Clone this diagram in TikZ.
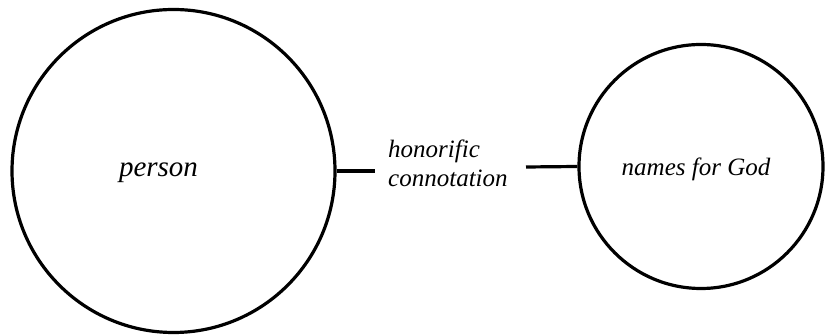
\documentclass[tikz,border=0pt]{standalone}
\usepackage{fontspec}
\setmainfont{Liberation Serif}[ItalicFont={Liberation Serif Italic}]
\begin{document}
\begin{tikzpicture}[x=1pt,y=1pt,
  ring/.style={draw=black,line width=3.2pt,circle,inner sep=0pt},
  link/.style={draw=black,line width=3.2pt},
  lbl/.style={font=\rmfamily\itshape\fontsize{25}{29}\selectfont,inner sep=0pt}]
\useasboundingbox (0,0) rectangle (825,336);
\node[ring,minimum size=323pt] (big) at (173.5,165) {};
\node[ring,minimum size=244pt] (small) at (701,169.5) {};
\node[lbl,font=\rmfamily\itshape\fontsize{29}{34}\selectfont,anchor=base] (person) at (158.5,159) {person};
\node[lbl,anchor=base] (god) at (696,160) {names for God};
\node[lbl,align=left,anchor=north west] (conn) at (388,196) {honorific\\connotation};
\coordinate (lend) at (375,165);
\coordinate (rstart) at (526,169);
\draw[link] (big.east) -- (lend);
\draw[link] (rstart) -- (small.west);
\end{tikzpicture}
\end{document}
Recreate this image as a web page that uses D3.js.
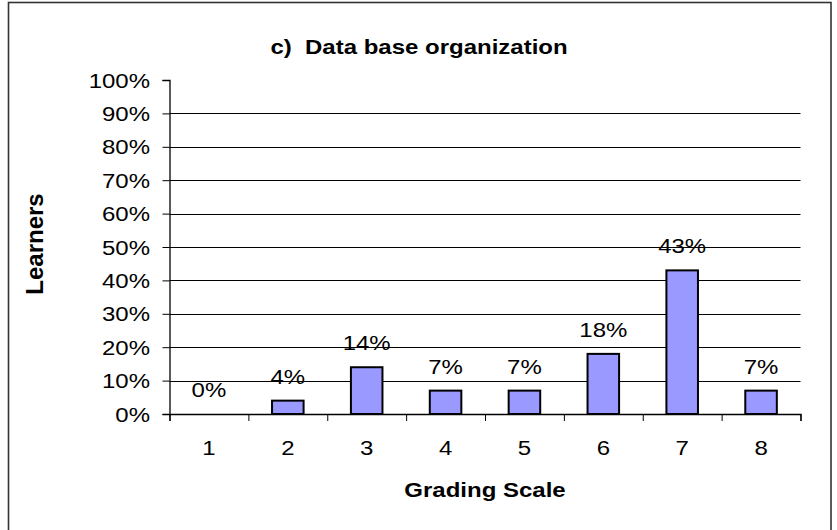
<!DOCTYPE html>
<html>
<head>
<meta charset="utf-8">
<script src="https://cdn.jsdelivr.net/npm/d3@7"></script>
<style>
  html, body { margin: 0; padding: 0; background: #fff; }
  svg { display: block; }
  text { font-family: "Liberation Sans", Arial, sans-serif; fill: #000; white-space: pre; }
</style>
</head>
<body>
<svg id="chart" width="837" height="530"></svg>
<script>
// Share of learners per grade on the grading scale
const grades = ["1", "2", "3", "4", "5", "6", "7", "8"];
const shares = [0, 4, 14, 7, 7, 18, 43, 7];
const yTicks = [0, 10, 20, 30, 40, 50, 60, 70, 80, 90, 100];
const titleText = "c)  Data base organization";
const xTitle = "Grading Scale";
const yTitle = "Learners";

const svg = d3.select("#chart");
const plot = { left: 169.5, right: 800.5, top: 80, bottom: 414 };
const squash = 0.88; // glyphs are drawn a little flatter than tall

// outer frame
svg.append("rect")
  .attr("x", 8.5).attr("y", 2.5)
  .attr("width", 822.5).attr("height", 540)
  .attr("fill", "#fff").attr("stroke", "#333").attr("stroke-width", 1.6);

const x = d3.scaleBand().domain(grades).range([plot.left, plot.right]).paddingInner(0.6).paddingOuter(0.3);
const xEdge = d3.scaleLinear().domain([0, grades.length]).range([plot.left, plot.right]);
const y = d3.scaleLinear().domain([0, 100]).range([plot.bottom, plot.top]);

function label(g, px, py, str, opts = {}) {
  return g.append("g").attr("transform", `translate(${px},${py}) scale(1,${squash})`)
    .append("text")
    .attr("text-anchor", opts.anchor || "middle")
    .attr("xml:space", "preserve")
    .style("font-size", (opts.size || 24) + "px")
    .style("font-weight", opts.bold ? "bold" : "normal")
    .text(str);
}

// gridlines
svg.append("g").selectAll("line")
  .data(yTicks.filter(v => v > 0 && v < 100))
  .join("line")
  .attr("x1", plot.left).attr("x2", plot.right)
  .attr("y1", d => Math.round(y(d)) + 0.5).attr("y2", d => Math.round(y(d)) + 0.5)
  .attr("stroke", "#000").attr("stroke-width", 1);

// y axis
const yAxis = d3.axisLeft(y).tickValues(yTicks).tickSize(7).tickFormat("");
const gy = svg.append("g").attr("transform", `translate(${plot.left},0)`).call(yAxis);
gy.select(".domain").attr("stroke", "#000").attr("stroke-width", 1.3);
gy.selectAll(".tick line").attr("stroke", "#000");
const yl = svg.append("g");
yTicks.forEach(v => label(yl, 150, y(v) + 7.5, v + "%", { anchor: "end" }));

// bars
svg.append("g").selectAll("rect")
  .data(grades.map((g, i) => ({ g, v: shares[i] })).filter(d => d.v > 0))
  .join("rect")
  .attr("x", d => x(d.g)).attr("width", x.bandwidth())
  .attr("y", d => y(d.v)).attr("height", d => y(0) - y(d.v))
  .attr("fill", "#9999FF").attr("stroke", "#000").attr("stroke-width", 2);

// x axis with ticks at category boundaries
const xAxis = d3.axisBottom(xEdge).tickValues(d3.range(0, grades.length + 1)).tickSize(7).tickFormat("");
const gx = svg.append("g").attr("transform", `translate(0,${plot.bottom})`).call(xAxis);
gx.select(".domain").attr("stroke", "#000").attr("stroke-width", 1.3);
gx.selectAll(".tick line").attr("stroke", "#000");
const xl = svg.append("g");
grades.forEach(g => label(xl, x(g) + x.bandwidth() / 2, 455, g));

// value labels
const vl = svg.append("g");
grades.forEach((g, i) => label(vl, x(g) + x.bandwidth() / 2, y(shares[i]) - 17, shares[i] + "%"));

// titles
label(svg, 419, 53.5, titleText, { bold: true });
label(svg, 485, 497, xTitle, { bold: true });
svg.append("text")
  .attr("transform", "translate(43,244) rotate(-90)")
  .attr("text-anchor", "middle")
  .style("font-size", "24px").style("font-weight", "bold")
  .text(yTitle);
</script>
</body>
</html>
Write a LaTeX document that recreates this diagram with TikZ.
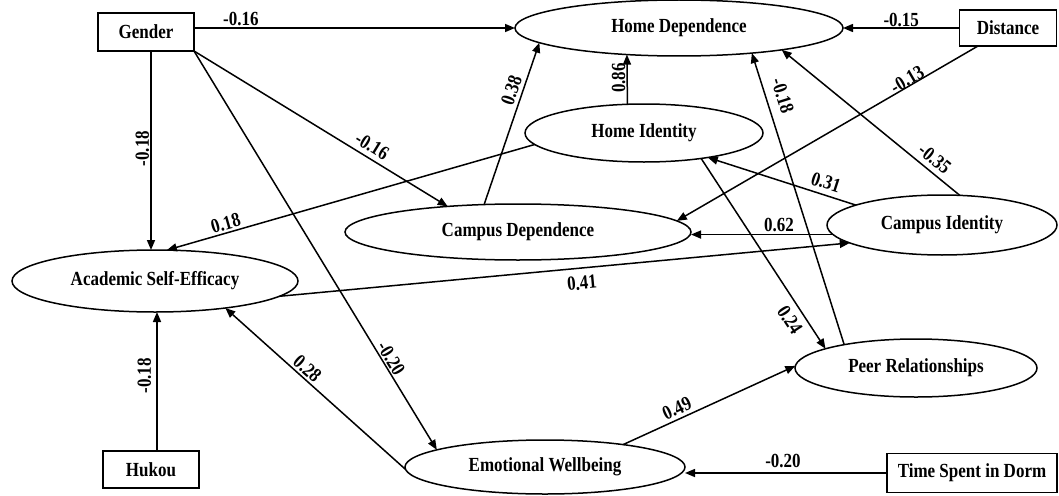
○ ○ ○ ○ ○
### EXERCISE BRIEF
Write out all the entries word for word, but skip any images.

### WRITTEN SOLUTION
Clone this diagram in TikZ.
\documentclass[tikz,border=0pt]{standalone}
\usepackage{fontspec}
\setmainfont{Liberation Serif}[ItalicFont={Liberation Serif Italic}]
\begin{document}
\begin{tikzpicture}[x=1pt,y=1pt,
  ring/.style={draw=black,line width=3.2pt,circle,inner sep=0pt},
  link/.style={draw=black,line width=3.2pt},
  lbl/.style={font=\rmfamily\itshape\fontsize{25}{29}\selectfont,inner sep=0pt}]
\useasboundingbox (0,0) rectangle (825,336);
\node[ring,minimum size=323pt] (big) at (173.5,165) {};
\node[ring,minimum size=244pt] (small) at (701,169.5) {};
\node[lbl,font=\rmfamily\itshape\fontsize{29}{34}\selectfont,anchor=base] (person) at (158.5,159) {person};
\node[lbl,anchor=base] (god) at (696,160) {names for God};
\node[lbl,align=left,anchor=north west] (conn) at (388,196) {honorific\\connotation};
\coordinate (lend) at (375,165);
\coordinate (rstart) at (526,169);
\draw[link] (big.east) -- (lend);
\draw[link] (rstart) -- (small.west);
\end{tikzpicture}
\end{document}
Recreate this image as a web page that uses D3.js.
<!DOCTYPE html>
<html>
<head>
<meta charset="utf-8">
<script src="https://cdn.jsdelivr.net/npm/d3@7"></script>
<style>
  html, body { margin: 0; padding: 0; background: #fff; }
  svg { display: block; }
  text { font-family: "Liberation Sans", Arial, sans-serif; fill: #000; white-space: pre; }
</style>
</head>
<body>
<svg id="chart" width="837" height="530"></svg>
<script>
// Share of learners per grade on the grading scale
const grades = ["1", "2", "3", "4", "5", "6", "7", "8"];
const shares = [0, 4, 14, 7, 7, 18, 43, 7];
const yTicks = [0, 10, 20, 30, 40, 50, 60, 70, 80, 90, 100];
const titleText = "c)  Data base organization";
const xTitle = "Grading Scale";
const yTitle = "Learners";

const svg = d3.select("#chart");
const plot = { left: 169.5, right: 800.5, top: 80, bottom: 414 };
const squash = 0.88; // glyphs are drawn a little flatter than tall

// outer frame
svg.append("rect")
  .attr("x", 8.5).attr("y", 2.5)
  .attr("width", 822.5).attr("height", 540)
  .attr("fill", "#fff").attr("stroke", "#333").attr("stroke-width", 1.6);

const x = d3.scaleBand().domain(grades).range([plot.left, plot.right]).paddingInner(0.6).paddingOuter(0.3);
const xEdge = d3.scaleLinear().domain([0, grades.length]).range([plot.left, plot.right]);
const y = d3.scaleLinear().domain([0, 100]).range([plot.bottom, plot.top]);

function label(g, px, py, str, opts = {}) {
  return g.append("g").attr("transform", `translate(${px},${py}) scale(1,${squash})`)
    .append("text")
    .attr("text-anchor", opts.anchor || "middle")
    .attr("xml:space", "preserve")
    .style("font-size", (opts.size || 24) + "px")
    .style("font-weight", opts.bold ? "bold" : "normal")
    .text(str);
}

// gridlines
svg.append("g").selectAll("line")
  .data(yTicks.filter(v => v > 0 && v < 100))
  .join("line")
  .attr("x1", plot.left).attr("x2", plot.right)
  .attr("y1", d => Math.round(y(d)) + 0.5).attr("y2", d => Math.round(y(d)) + 0.5)
  .attr("stroke", "#000").attr("stroke-width", 1);

// y axis
const yAxis = d3.axisLeft(y).tickValues(yTicks).tickSize(7).tickFormat("");
const gy = svg.append("g").attr("transform", `translate(${plot.left},0)`).call(yAxis);
gy.select(".domain").attr("stroke", "#000").attr("stroke-width", 1.3);
gy.selectAll(".tick line").attr("stroke", "#000");
const yl = svg.append("g");
yTicks.forEach(v => label(yl, 150, y(v) + 7.5, v + "%", { anchor: "end" }));

// bars
svg.append("g").selectAll("rect")
  .data(grades.map((g, i) => ({ g, v: shares[i] })).filter(d => d.v > 0))
  .join("rect")
  .attr("x", d => x(d.g)).attr("width", x.bandwidth())
  .attr("y", d => y(d.v)).attr("height", d => y(0) - y(d.v))
  .attr("fill", "#9999FF").attr("stroke", "#000").attr("stroke-width", 2);

// x axis with ticks at category boundaries
const xAxis = d3.axisBottom(xEdge).tickValues(d3.range(0, grades.length + 1)).tickSize(7).tickFormat("");
const gx = svg.append("g").attr("transform", `translate(0,${plot.bottom})`).call(xAxis);
gx.select(".domain").attr("stroke", "#000").attr("stroke-width", 1.3);
gx.selectAll(".tick line").attr("stroke", "#000");
const xl = svg.append("g");
grades.forEach(g => label(xl, x(g) + x.bandwidth() / 2, 455, g));

// value labels
const vl = svg.append("g");
grades.forEach((g, i) => label(vl, x(g) + x.bandwidth() / 2, y(shares[i]) - 17, shares[i] + "%"));

// titles
label(svg, 419, 53.5, titleText, { bold: true });
label(svg, 485, 497, xTitle, { bold: true });
svg.append("text")
  .attr("transform", "translate(43,244) rotate(-90)")
  .attr("text-anchor", "middle")
  .style("font-size", "24px").style("font-weight", "bold")
  .text(yTitle);
</script>
</body>
</html>
Write a LaTeX document that recreates this diagram with TikZ.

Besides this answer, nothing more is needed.